* **PROBLEM REQUIREMENTS**: Without including any pictures, write out the listing below exactly.

* **DATA BLOCK**:

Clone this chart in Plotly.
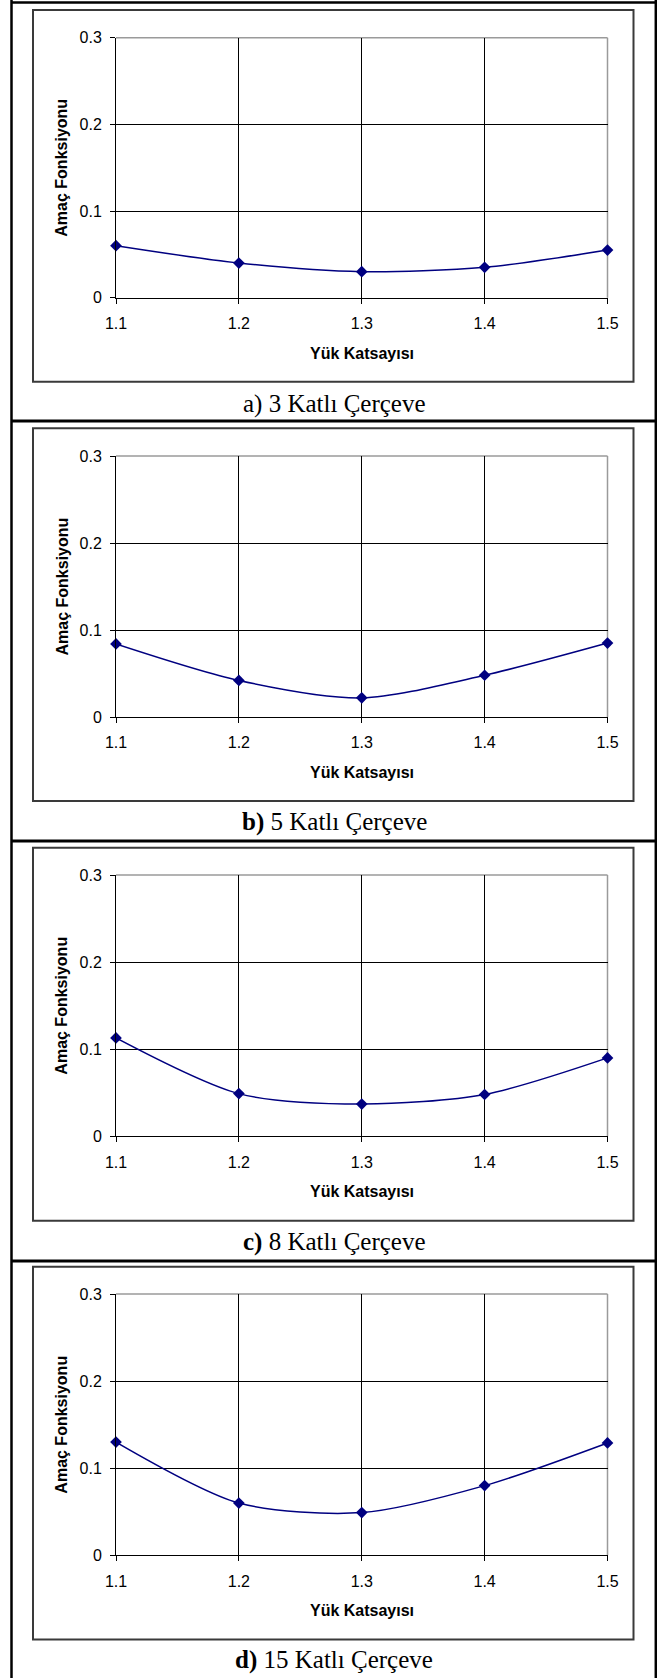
import plotly.graph_objects as go

# ---- data ----
load_factor = [1.1, 1.2, 1.3, 1.4, 1.5]
x_tick_labels = ["1.1", "1.2", "1.3", "1.4", "1.5"]
y_tick_vals = [0, 0.1, 0.2, 0.3]
y_tick_labels = ["0", "0.1", "0.2", "0.3"]
obj_3 = [0.060, 0.040, 0.030, 0.035, 0.055]
obj_5 = [0.084, 0.042, 0.022, 0.048, 0.085]
obj_8 = [0.113, 0.049, 0.037, 0.048, 0.090]
obj_15 = [0.130, 0.060, 0.049, 0.080, 0.129]
captions = ["a) 3 Katlı Çerçeve", "<b>b)</b> 5 Katlı Çerçeve",
            "<b>c)</b> 8 Katlı Çerçeve", "<b>d)</b> 15 Katlı Çerçeve"]
x_title = "Yük Katsayısı"
y_title = "Amaç Fonksiyonu"
series = [obj_3, obj_5, obj_8, obj_15]

W, H = 657, 1678
def px(x):
    return x / W
def py(y):
    return 1 - y / H

# layout geometry (pixels)
plot_x0, plot_x1 = 116, 607.5
plot_tops = [37.7, 456, 875, 1294]
plot_bots = [297.7, 717, 1136.3, 1555.3]
box_tops = [10, 428.3, 847.7, 1266.7]
box_bots = [381.7, 801, 1220.7, 1639.5]
cap_y = [403.5, 822, 1242, 1660]
separators = [421, 841, 1261]

SANS = "Liberation Sans, Arial, sans-serif"
SERIF = "Liberation Serif, Times New Roman, serif"
NAVY = "#000080"

fig = go.Figure()
layout = dict(template="none", width=W, height=H, autosize=False,
              margin=dict(l=0, r=0, t=0, b=0, pad=0, autoexpand=False),
              paper_bgcolor="white", plot_bgcolor="white", showlegend=False)
shapes = []
annotations = []

for i, ys in enumerate(series):
    n = "" if i == 0 else str(i + 1)
    xa, ya = "x" + n, "y" + n
    fig.add_trace(go.Scatter(
        x=load_factor, y=ys, xaxis=xa, yaxis=ya, mode="lines+markers",
        line=dict(color=NAVY, width=1.5, shape="spline", smoothing=0.8),
        marker=dict(symbol="diamond", size=9, color=NAVY),
        cliponaxis=False, hoverinfo="x+y"))
    layout["xaxis" + n] = dict(
        domain=[px(plot_x0), px(plot_x1)], anchor=ya, range=[1.1, 1.5], automargin=False,
        tickmode="array", tickvals=load_factor, ticktext=x_tick_labels,
        showgrid=True, gridcolor="#000000", gridwidth=1,
        showline=True, linecolor="#000000", linewidth=1,
        ticks="outside", ticklen=5, tickcolor="#000000", zeroline=False,
        tickfont=dict(family=SANS, size=16, color="#000000"),
        ticklabelstandoff=6, fixedrange=True)
    layout["yaxis" + n] = dict(
        domain=[py(plot_bots[i]), py(plot_tops[i])], anchor=xa, range=[0, 0.3], automargin=False,
        tickmode="array", tickvals=y_tick_vals, ticktext=y_tick_labels,
        showgrid=True, gridcolor="#000000", gridwidth=1,
        showline=True, linecolor="#000000", linewidth=1,
        ticks="outside", ticklen=5, tickcolor="#000000", zeroline=False,
        tickfont=dict(family=SANS, size=16, color="#000000"),
        ticklabelstandoff=5, fixedrange=True)
    # plot area top/right border (gray)
    shapes.append(dict(type="line", xref="paper", yref="paper",
                       x0=px(plot_x0), x1=px(plot_x1), y0=py(plot_tops[i]), y1=py(plot_tops[i]),
                       line=dict(color="#9a9a9a", width=1.5), layer="below"))
    shapes.append(dict(type="line", xref="paper", yref="paper",
                       x0=px(plot_x1), x1=px(plot_x1), y0=py(plot_tops[i]), y1=py(plot_bots[i]),
                       line=dict(color="#9a9a9a", width=1.5), layer="below"))
    # chart box
    shapes.append(dict(type="rect", xref="paper", yref="paper",
                       x0=px(33), x1=px(633.5), y0=py(box_bots[i]), y1=py(box_tops[i]),
                       line=dict(color="#3a3a3a", width=2), layer="below"))
    # axis titles
    annotations.append(dict(text="<b>" + x_title + "</b>", xref="paper", yref="paper",
                            x=px((plot_x0 + plot_x1) / 2), y=py(plot_bots[i] + 55.5),
                            xanchor="center", yanchor="middle", showarrow=False,
                            font=dict(family=SANS, size=16, color="#000000")))
    annotations.append(dict(text="<b>" + y_title + "</b>", xref="paper", yref="paper",
                            x=px(62), y=py((plot_tops[i] + plot_bots[i]) / 2),
                            xanchor="center", yanchor="middle", showarrow=False, textangle=-90,
                            font=dict(family=SANS, size=16, color="#000000")))
    # caption
    annotations.append(dict(text=captions[i], xref="paper", yref="paper",
                            x=px(334), y=py(cap_y[i]), xanchor="center", yanchor="middle",
                            showarrow=False,
                            font=dict(family=SERIF, size=25, color="#000000")))

# outer table frame lines
shapes.append(dict(type="line", xref="paper", yref="paper", x0=px(11.5), x1=px(11.5), y0=0, y1=1,
                   line=dict(color="#000000", width=2.5)))
shapes.append(dict(type="line", xref="paper", yref="paper", x0=px(655.8), x1=px(655.8), y0=0, y1=1,
                   line=dict(color="#000000", width=2.5)))
shapes.append(dict(type="line", xref="paper", yref="paper", x0=px(11.5), x1=1, y0=py(2.5), y1=py(2.5),
                   line=dict(color="#000000", width=2.5)))
for s in separators:
    shapes.append(dict(type="line", xref="paper", yref="paper", x0=px(11.5), x1=1, y0=py(s), y1=py(s),
                       line=dict(color="#000000", width=3)))

layout["shapes"] = shapes
layout["annotations"] = annotations
fig.update_layout(**layout)
fig.write_html("out.html", config={"responsive": False, "displayModeBar": False},
               post_script="document.body.style.margin='0';document.body.style.padding='0';"
                           "document.documentElement.style.overflow='hidden';")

* **SOLUTION BELOW**:
Clone this chart in Plotly.
import plotly.graph_objects as go

# ---- data ----
load_factor = [1.1, 1.2, 1.3, 1.4, 1.5]
x_tick_labels = ["1.1", "1.2", "1.3", "1.4", "1.5"]
y_tick_vals = [0, 0.1, 0.2, 0.3]
y_tick_labels = ["0", "0.1", "0.2", "0.3"]
obj_3 = [0.060, 0.040, 0.030, 0.035, 0.055]
obj_5 = [0.084, 0.042, 0.022, 0.048, 0.085]
obj_8 = [0.113, 0.049, 0.037, 0.048, 0.090]
obj_15 = [0.130, 0.060, 0.049, 0.080, 0.129]
captions = ["a) 3 Katlı Çerçeve", "<b>b)</b> 5 Katlı Çerçeve",
            "<b>c)</b> 8 Katlı Çerçeve", "<b>d)</b> 15 Katlı Çerçeve"]
x_title = "Yük Katsayısı"
y_title = "Amaç Fonksiyonu"
series = [obj_3, obj_5, obj_8, obj_15]

W, H = 657, 1678
def px(x):
    return x / W
def py(y):
    return 1 - y / H

# layout geometry (pixels)
plot_x0, plot_x1 = 116, 607.5
plot_tops = [37.7, 456, 875, 1294]
plot_bots = [297.7, 717, 1136.3, 1555.3]
box_tops = [10, 428.3, 847.7, 1266.7]
box_bots = [381.7, 801, 1220.7, 1639.5]
cap_y = [403.5, 822, 1242, 1660]
separators = [421, 841, 1261]

SANS = "Liberation Sans, Arial, sans-serif"
SERIF = "Liberation Serif, Times New Roman, serif"
NAVY = "#000080"

fig = go.Figure()
layout = dict(template="none", width=W, height=H, autosize=False,
              margin=dict(l=0, r=0, t=0, b=0, pad=0, autoexpand=False),
              paper_bgcolor="white", plot_bgcolor="white", showlegend=False)
shapes = []
annotations = []

for i, ys in enumerate(series):
    n = "" if i == 0 else str(i + 1)
    xa, ya = "x" + n, "y" + n
    fig.add_trace(go.Scatter(
        x=load_factor, y=ys, xaxis=xa, yaxis=ya, mode="lines+markers",
        line=dict(color=NAVY, width=1.5, shape="spline", smoothing=0.8),
        marker=dict(symbol="diamond", size=9, color=NAVY),
        cliponaxis=False, hoverinfo="x+y"))
    layout["xaxis" + n] = dict(
        domain=[px(plot_x0), px(plot_x1)], anchor=ya, range=[1.1, 1.5], automargin=False,
        tickmode="array", tickvals=load_factor, ticktext=x_tick_labels,
        showgrid=True, gridcolor="#000000", gridwidth=1,
        showline=True, linecolor="#000000", linewidth=1,
        ticks="outside", ticklen=5, tickcolor="#000000", zeroline=False,
        tickfont=dict(family=SANS, size=16, color="#000000"),
        ticklabelstandoff=6, fixedrange=True)
    layout["yaxis" + n] = dict(
        domain=[py(plot_bots[i]), py(plot_tops[i])], anchor=xa, range=[0, 0.3], automargin=False,
        tickmode="array", tickvals=y_tick_vals, ticktext=y_tick_labels,
        showgrid=True, gridcolor="#000000", gridwidth=1,
        showline=True, linecolor="#000000", linewidth=1,
        ticks="outside", ticklen=5, tickcolor="#000000", zeroline=False,
        tickfont=dict(family=SANS, size=16, color="#000000"),
        ticklabelstandoff=5, fixedrange=True)
    # plot area top/right border (gray)
    shapes.append(dict(type="line", xref="paper", yref="paper",
                       x0=px(plot_x0), x1=px(plot_x1), y0=py(plot_tops[i]), y1=py(plot_tops[i]),
                       line=dict(color="#9a9a9a", width=1.5), layer="below"))
    shapes.append(dict(type="line", xref="paper", yref="paper",
                       x0=px(plot_x1), x1=px(plot_x1), y0=py(plot_tops[i]), y1=py(plot_bots[i]),
                       line=dict(color="#9a9a9a", width=1.5), layer="below"))
    # chart box
    shapes.append(dict(type="rect", xref="paper", yref="paper",
                       x0=px(33), x1=px(633.5), y0=py(box_bots[i]), y1=py(box_tops[i]),
                       line=dict(color="#3a3a3a", width=2), layer="below"))
    # axis titles
    annotations.append(dict(text="<b>" + x_title + "</b>", xref="paper", yref="paper",
                            x=px((plot_x0 + plot_x1) / 2), y=py(plot_bots[i] + 55.5),
                            xanchor="center", yanchor="middle", showarrow=False,
                            font=dict(family=SANS, size=16, color="#000000")))
    annotations.append(dict(text="<b>" + y_title + "</b>", xref="paper", yref="paper",
                            x=px(62), y=py((plot_tops[i] + plot_bots[i]) / 2),
                            xanchor="center", yanchor="middle", showarrow=False, textangle=-90,
                            font=dict(family=SANS, size=16, color="#000000")))
    # caption
    annotations.append(dict(text=captions[i], xref="paper", yref="paper",
                            x=px(334), y=py(cap_y[i]), xanchor="center", yanchor="middle",
                            showarrow=False,
                            font=dict(family=SERIF, size=25, color="#000000")))

# outer table frame lines
shapes.append(dict(type="line", xref="paper", yref="paper", x0=px(11.5), x1=px(11.5), y0=0, y1=1,
                   line=dict(color="#000000", width=2.5)))
shapes.append(dict(type="line", xref="paper", yref="paper", x0=px(655.8), x1=px(655.8), y0=0, y1=1,
                   line=dict(color="#000000", width=2.5)))
shapes.append(dict(type="line", xref="paper", yref="paper", x0=px(11.5), x1=1, y0=py(2.5), y1=py(2.5),
                   line=dict(color="#000000", width=2.5)))
for s in separators:
    shapes.append(dict(type="line", xref="paper", yref="paper", x0=px(11.5), x1=1, y0=py(s), y1=py(s),
                       line=dict(color="#000000", width=3)))

layout["shapes"] = shapes
layout["annotations"] = annotations
fig.update_layout(**layout)
fig.write_html("out.html", config={"responsive": False, "displayModeBar": False},
               post_script="document.body.style.margin='0';document.body.style.padding='0';"
                           "document.documentElement.style.overflow='hidden';")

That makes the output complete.